Has NIST built all parts of these chip-scale atomic clocks?

No. NIST has so far just developed the physics package, which is the heart of the clock and contains the atoms that provide the stable frequency reference. Although it is likely that this will end up being the most difficult and important step in the development of microfabricated commercial frequency references, other challenges remain. For example local oscillators compatible with the goals of the program are still under development and will need to be integrated with the NIST physics package, as well as some appropriate miniaturized control electronics, before a complete microfabricated atomic clock can truly be said to have been demonstrated. It is expected that with further research, a complete atomic clock could be constructed that has a volume of 1 cm3, and dissipates less than 30 mW of electrical power.

are there any other useful devices that could be made with this technology?

Most certainly. Atoms are also excellent sensors! Almost any environmental perturbation, such as a change in ambient temperature, pressure and local electric and magnetic field, changes the rate of the 'ticks' produced by the atom. By comparing two atomic systems, one of which has been designed to be maximally sensitive to the perturbation (i.e., configured as a sensor) and the other of which has been designed to be minimally sensitive (i.e., configured as a clock), it is possible to measure the strength of the perturbation. For example, magnetic fields can be measured in this way, and microfabricated magnetic field sensors based on atoms are presently under development at NIST. These miniature devices could have field sensitivities orders of magnitude beyond what is possible with other technologies of equivalent size.

What kind of laser is used in the chip-scale atomic clocks?

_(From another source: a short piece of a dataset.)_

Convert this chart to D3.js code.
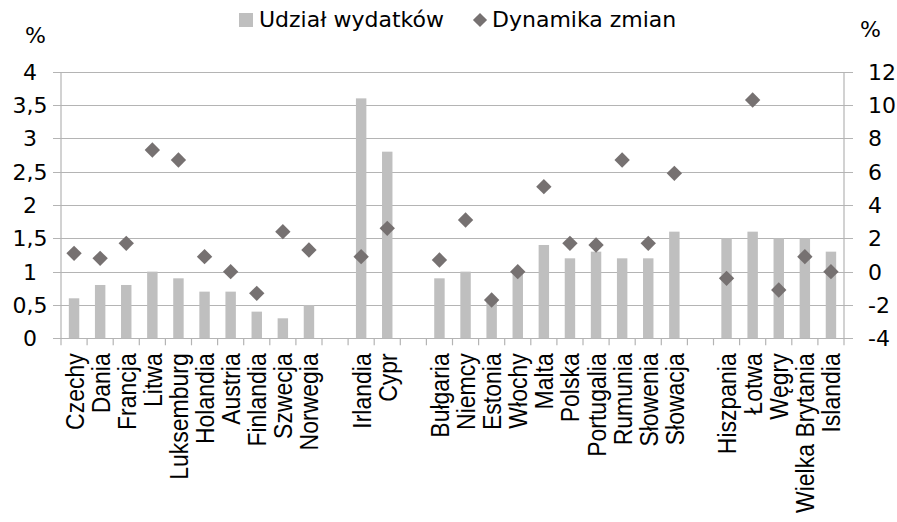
<!DOCTYPE html>
<html>
<head>
<meta charset="utf-8">
<script src="https://cdn.jsdelivr.net/npm/d3@7"></script>
<style>
  body { margin: 0; background: #fff; }
  text { font-family: "DejaVu Sans", sans-serif; fill: #000; }
  .cat text { font-family: "Liberation Sans", Arial, sans-serif; }
</style>
</head>
<body>
<svg id="chart" width="897" height="522"></svg>
<script>
// countries, "" = empty gap slot between groups
var countries = ["Czechy", "Dania", "Francja", "Litwa", "Luksemburg", "Holandia", "Austria",
  "Finlandia", "Szwecja", "Norwegia", "", "Irlandia", "Cypr", "", "Bułgaria", "Niemcy",
  "Estonia", "Włochy", "Malta", "Polska", "Portugalia", "Rumunia", "Słowenia", "Słowacja", "",
  "Hiszpania", "Łotwa", "Węgry", "Wielka Brytania", "Islandia"];

// udział wydatków (left axis, %)
var shareValues = [0.6, 0.8, 0.8, 1.0, 0.9, 0.7, 0.7, 0.4, 0.3, 0.5, null, 3.6, 2.8, null,
  0.9, 1.0, 0.6, 1.0, 1.4, 1.2, 1.3, 1.2, 1.2, 1.6, null, 1.5, 1.6, 1.5, 1.5, 1.3];

// dynamika zmian (right axis, %)
var changeValues = [1.1, 0.8, 1.7, 7.3, 6.7, 0.9, 0.0, -1.3, 2.4, 1.3, null, 0.9, 2.6, null,
  0.7, 3.1, -1.7, 0.0, 5.1, 1.7, 1.6, 6.7, 1.7, 5.9, null, -0.4, 10.3, -1.1, 0.9, 0.0];

var leftTicks = [0, 0.5, 1, 1.5, 2, 2.5, 3, 3.5, 4];
var rightTicks = [-4, -2, 0, 2, 4, 6, 8, 10, 12];
var legendLabels = ["Udział wydatków", "Dynamika zmian"];

var barColor = "#bfbfbf", dotColor = "#767171", gridColor = "#b4b4b4";

var svg = d3.select("#chart");
var plotLeft = 61, plotRight = 844, plotTop = 71.7, plotBottom = 338.3;

var x = d3.scaleBand().domain(d3.range(countries.length)).range([plotLeft, plotRight]);
var yL = d3.scaleLinear().domain([0, 4]).range([plotBottom, plotTop]);
var yR = d3.scaleLinear().domain([-4, 12]).range([plotBottom, plotTop]);
var fmt = function(d){ return String(d).replace(".", ","); };

// gridlines (extend past both axes as tick marks)
svg.append("g").selectAll("line").data(leftTicks).enter().append("line")
  .attr("x1", plotLeft - 8).attr("x2", plotRight + 9)
  .attr("y1", function(d){ return Math.round(yL(d)) + 0.5; })
  .attr("y2", function(d){ return Math.round(yL(d)) + 0.5; })
  .attr("stroke", gridColor).attr("stroke-width", 1.2);

// vertical axis lines
[plotLeft, plotRight].forEach(function(px){
  svg.append("line").attr("x1", px).attr("x2", px)
    .attr("y1", Math.round(plotTop) + 0.5).attr("y2", Math.round(plotBottom) + 0.5)
    .attr("stroke", gridColor).attr("stroke-width", 1.2);
});

// category ticks
var bounds = d3.range(countries.length + 1).map(function(i){ return plotLeft + i * x.step(); });
svg.append("g").selectAll("line").data(bounds).enter().append("line")
  .attr("x1", function(d){ return d; }).attr("x2", function(d){ return d; })
  .attr("y1", plotBottom).attr("y2", plotBottom + 7)
  .attr("stroke", gridColor).attr("stroke-width", 1.2);

// bars
var barW = x.step() * 0.4;
shareValues.forEach(function(v, i){
  if (v === null) return;
  svg.append("rect")
    .attr("x", x(i) + (x.step() - barW) / 2)
    .attr("y", yL(v))
    .attr("width", barW)
    .attr("height", yL(0) - yL(v))
    .attr("fill", barColor);
});

// diamonds
var diamond = d3.symbol(d3.symbolSquare, 118);
changeValues.forEach(function(v, i){
  if (v === null) return;
  svg.append("path")
    .attr("d", diamond())
    .attr("transform", "translate(" + (x(i) + x.step() / 2) + "," + yR(v) + ") rotate(45)")
    .attr("fill", dotColor);
});

// left tick labels
svg.append("g").selectAll("text").data(leftTicks).enter().append("text")
  .attr("x", 30).attr("y", function(d){ return yL(d); })
  .attr("dy", "0.36em").attr("text-anchor", "middle")
  .style("font-size", "22px").text(fmt);

// right tick labels
svg.append("g").selectAll("text").data(rightTicks).enter().append("text")
  .attr("x", 868).attr("y", function(d){ return yR(d); })
  .attr("dy", "0.36em")
  .style("font-size", "22px").text(fmt);

// unit labels
svg.append("text").attr("x", 25).attr("y", 43).style("font-size", "22px").text("%");
svg.append("text").attr("x", 860).attr("y", 37).style("font-size", "22px").text("%");

// category labels
var cat = svg.append("g").attr("class", "cat");
countries.forEach(function(c, i){
  if (!c) return;
  var cx = x(i) + x.step() / 2;
  cat.append("text")
    .attr("transform", "translate(" + cx + "," + (plotBottom + 15) + ") rotate(-90) scale(1,1.15)")
    .attr("text-anchor", "end").attr("dy", "0.36em")
    .style("font-size", "23px").text(c);
});

// legend
svg.append("rect").attr("x", 239).attr("y", 13).attr("width", 14).attr("height", 14).attr("fill", barColor);
svg.append("text").attr("x", 259).attr("y", 27).style("font-size", "22px").text(legendLabels[0]);
svg.append("path").attr("d", d3.symbol(d3.symbolSquare, 100)())
  .attr("transform", "translate(480,20) rotate(45)").attr("fill", dotColor);
svg.append("text").attr("x", 492).attr("y", 27).style("font-size", "22px").text(legendLabels[1]);
</script>
</body>
</html>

The type of laser used is a vertical-cavity surface-emitting laser, or VCSEL (pronounced 'vicksel'). These lasers were developed for the telecommunications industry over the last fifteen years, can run on very low power and are highly reliable. In contrast to edge-emitting lasers, light from a VCSEL is emitted vertically, through the top of the device. This makes the vertical integration of the other components such as the optics assembly and the cell easier because the light is already traveling in the vertical direction.